The deal points the way for the future of media, particularly for the distribution of content and online advertising, in a digital era in which content and distribution fit naturally together and few platforms are large enough to survive on their own.

The competition in a single digital market is harder and harder and this is the reason why the market is going in the direction of biggest companies to compete at World level. Rupert Murdoch shows with his forward-looking integration that there is no other way to be a global player.

One might expect the Murdochs to be too busy with their own deals to have time to interfere with other companies’ attempt to navigate the complex 21st century media landscape.  However, that assumption would apparently be incorrect. In January, New York magazine instead reported claims that Rupert Murdoch wanted “conditions put on the AT&T-Time Warner merger, and … could lobby Trump to make that happen.”

Similarly, Michael Wolff of The Hollywood Reporter claimed in February that Rupert Murdoch “now regularly lobbies Trump against AT&T and Time Warner’s tie-up, urging the President to move the review of the deal from the Justice Department’s antitrust division, with its high hurdles to blocking a deal, to the FCC, which needs only to find the deal not in the public interest in order to block it.”

Murdoch’s desire to purchase the 69% of Sky that he does not own is understandable.   The competition is not anymore within different player on the same level (horizontal competition) because the play level is changed completely in the last ten years.

Vertical integration of media makes sense and can encourage further innovation and more effective competition with the new online content giants such as Google, Facebook, Apple and Amazon.

However, the Murdochs’ alleged opposition to the proposed AT&T – Time Warner merger (which the European Commission cleared earlier in March with no opposition), while advocating that their own merger raises no concerns, makes far less sense. 

Both deals are designed to address the growing importance of content in the new global online media landscape.

Both are designed to respond effectively to the unique challenges posed by new online media giants.  Both are designed to allow traditional media companies to innovate and compete in the new digital marketplace by further integrating distribution and content.  And, to the extent regulatory concerns have been raised in Europe, it is OFCOM’s public interest investigation whether the Fox-Sky deal would jeopardize media plurality and broadcast standards especially for news outlets.

If it’s true, therefore, that the Murdochs are arguing against the AT&T – Time Warner merger, then their arguments cannot help but carry a hint of hypocrisy.

Fox and Time Warner’s CNN are competitors, of course, and this could explain the selective critique.  But a belief in the value and benefit of competition is surely the most important underpinning of competition law.

Even President Trump has conceded the value of competition in the media:  “I don’t want to comment on any specific deal, but I do believe there has to be competition in the marketplace and maybe even more so with the media because it would be awfully bad after years if we ended up having one voice out there”.

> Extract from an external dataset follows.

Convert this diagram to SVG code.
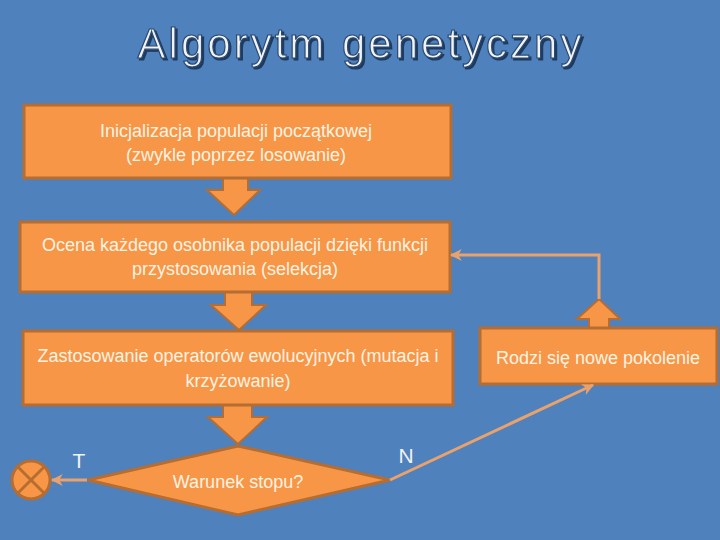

Fox’s own statement on its Sky merger said it “would bring together 21st Century Fox’s global content business with Sky’s world-class direct-to-consumer capabilities, which have made it the number one premium pay-TV provider in all its markets. It would also enhance Sky’s leading position in entertainment and sport, and reinforce the U.K.’s standing as a top global hub for content generation and technological innovation.” 

The business case for such vertical integration is quite clear: content matters. As Google and Hulu (partially-owned by both Fox and Time Warner, as well as Comcast and Disney) look to introduce new video streaming services, getting the links between distribution and content right will become increasingly important to companies and to consumers.

And the “digital play level” is not anymore just for Europe, Australia or North America. The fight in this new digital market is global, with a strong growth of the Chinese players.

It is important to understand that the digital market is single and vertical integrated and it is necessary to have some great American players in this new competitive arena.

Again, the Murdochs’ efforts to buy the rest of Sky are perfectly understandable.  What is far less credible is the apparently hypocritical attempt to undermine the actions of another company pursuing a similar goal of effective competition in a changing media landscape.